On the neighborhood complex of $\vec{s}$-stable Kneser graphs

Hamid Reza Daneshpajouh, József Osztényi

Published 2019-04-17Version 1

In 2002, A. Bj\"orner and M. de Longueville showed the neighborhood complex of the $2$-stable Kneser graph ${KG(n, k)}_{2-\textit{stab}}$ has the same homotopy type as the $(n-2k)$-sphere. A short time ago, an analogous result about the homotopy type of the neighborhood complex of almost $s$-stable Kneser graph has been announced by J. Oszt\'{e}nyi. Combining this result with the famous Lov\'{a}sz's topological lower bound on the chromatic number of graphs has been yielded a new way for determining the chromatic number of these graphs which was determined a bit earlier by P. Chen. In this paper we present a common generalization of the mentioned results. We will define the $\vec{s}$-stable Kneser graph ${KG(n, k)}_{\vec{s}-\textit{stab}}$ as the induced subgraph of the Kneser graph $KG(n, k)$ on $\vec{s}$-stable vertices.
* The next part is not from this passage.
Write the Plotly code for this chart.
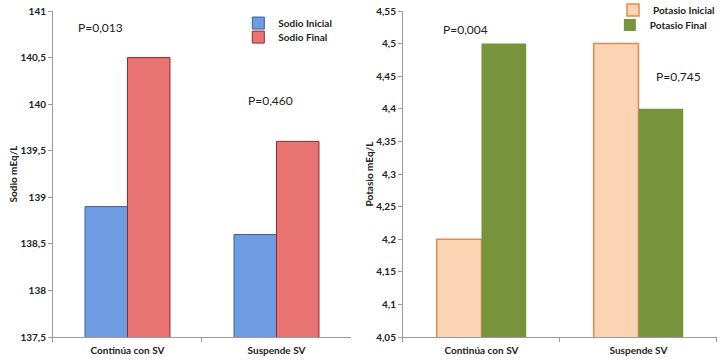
import plotly.graph_objects as go

# data
grupos = ["Continúa con SV", "Suspende SV"]
sodio_inicial = [138.9, 138.6]
sodio_final = [140.5, 139.6]
potasio_inicial = [4.2, 4.5]
potasio_final = [4.5, 4.4]

sodio_ticks = [137.5, 138, 138.5, 139, 139.5, 140, 140.5, 141]
sodio_labels = ["137,5", "138", "138,5", "139", "139,5", "140", "140,5", "141"]
potasio_ticks = [4.05, 4.1, 4.15, 4.2, 4.25, 4.3, 4.35, 4.4, 4.45, 4.5, 4.55]
potasio_labels = ["4,05", "4,1", "4,15", "4,2", "4,25", "4,3", "4,35", "4,4", "4,45", "4,5", "4,55"]

p_sodio = ["P=0,013", "P=0,460"]
p_potasio = ["P=0,004", "P=0,745"]

FONT = "Lato"
txt = "#222222"

fig = go.Figure()

# one legend per entry so the rows can sit closer than plotly's default spacing
fig.add_trace(go.Bar(x=grupos, y=sodio_inicial, name="<b>Sodio Inicial</b>",
                     marker=dict(color="#6f9be2", line=dict(color="#3d5f96", width=1)),
                     xaxis="x", yaxis="y", legend="legend"))
fig.add_trace(go.Bar(x=grupos, y=sodio_final, name="<b>Sodio Final</b>",
                     marker=dict(color="#ea7373", line=dict(color="#8e2b2b", width=1)),
                     xaxis="x", yaxis="y", legend="legend2"))
fig.add_trace(go.Bar(x=grupos, y=potasio_inicial, name="<b>Potasio Inicial</b>",
                     marker=dict(color="#fbd4b4", line=dict(color="#e38a4c", width=1.5)),
                     xaxis="x2", yaxis="y2", legend="legend3"))
fig.add_trace(go.Bar(x=grupos, y=potasio_final, name="<b>Potasio Final</b>",
                     marker=dict(color="#77933c", line=dict(color="#77933c", width=0)),
                     xaxis="x2", yaxis="y2", legend="legend4"))

tickf = dict(family=FONT, size=10, color=txt, weight="bold")
axis_common = dict(showline=True, linecolor="#9a9a9a", linewidth=1, showgrid=False,
                   zeroline=False, ticks="outside", ticklen=4, tickcolor="#9a9a9a",
                   tickfont=tickf)
titlef = dict(family=FONT, size=10, color=txt, weight="bold")
legf = dict(family=FONT, size=10, color=txt)


def leg(x, y, xanchor="left"):
    return dict(x=x, y=y, xanchor=xanchor, yanchor="middle", bgcolor="rgba(0,0,0,0)",
                font=legf, itemwidth=30, tracegroupgap=0, visible=True)


fig.update_layout(
    width=720, height=360,
    showlegend=True,
    margin=dict(l=0, r=0, t=11, b=23, autoexpand=False),
    paper_bgcolor="white", plot_bgcolor="white",
    barmode="group", bargap=0.43, bargroupgap=0,
    separators=",.",
    font=dict(family=FONT, color=txt),
    xaxis=dict(domain=[0.0736, 0.4875], anchor="y", tickson="boundaries",
               ticklabelstandoff=4, **axis_common),
    yaxis=dict(range=[137.5, 141], tickvals=sodio_ticks, ticktext=sodio_labels, anchor="x",
               ticklabeloverflow="allow",
               title=dict(text="Sodio mEq/L", font=titlef, standoff=0), **axis_common),
    xaxis2=dict(domain=[0.5597, 0.9958], anchor="y2", tickson="boundaries",
                ticklabelstandoff=4, **axis_common),
    yaxis2=dict(range=[4.05, 4.55], tickvals=potasio_ticks, ticktext=potasio_labels, anchor="x2",
                ticklabeloverflow="allow",
                title=dict(text="Potasio mEq/L", font=titlef, standoff=0), **axis_common),
    legend=leg(0.331, 0.963),
    legend2=leg(0.331, 0.920),
    legend3=leg(1.0, 1.003, "right"),
    legend4=leg(0.847, 0.957),
)

fig.add_annotation(x=grupos[0], y=140.82, xref="x", yref="y", text=p_sodio[0], showarrow=False,
                   xshift=-27, font=dict(family=FONT, size=12, color=txt))
fig.add_annotation(x=grupos[1], y=140.04, xref="x", yref="y", text=p_sodio[1], showarrow=False,
                   xshift=-6, font=dict(family=FONT, size=12, color=txt))
fig.add_annotation(x=grupos[0], y=4.521, xref="x2", yref="y2", text=p_potasio[0], showarrow=False,
                   xshift=-16, font=dict(family=FONT, size=12, color=txt))
fig.add_annotation(x=grupos[1], y=4.45, xref="x2", yref="y2", text=p_potasio[1], showarrow=False,
                   xshift=40, font=dict(family=FONT, size=12, color=txt))

# drop the browser's default 8px body margin so the 720x360 figure fills the window
fig.write_html("out.html", config={"displayModeBar": False},
               post_script="document.body.style.margin='0';")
And we prove, for given an integer vector $\vec{s}=(s_1,\ldots, s_k)$ and $n\geq\sum_{i=1}^{k-1}s_i+2$ where $s_i\geq2$ for $i\neq k$ and $s_k\in\{1,2\}$, the neighborhood complex of ${KG(n, k)}_{\vec{s}-\textit{stab}}$ is homotopy equivalent to the $\left(n-\sum_{i=1}^{k-1}s_i-2\right)$-sphere. In particular, this implies that $\chi\left({KG(n, k)}_{\vec{s}-\textit{stab}}\right)= n-\sum_{i=1}^{k-1}s_i$ for the mentioned parameters. Moreover, as a simple corollary of the previous result, we will determine the chromatic number of 3-stable kneser graphs with at most one error.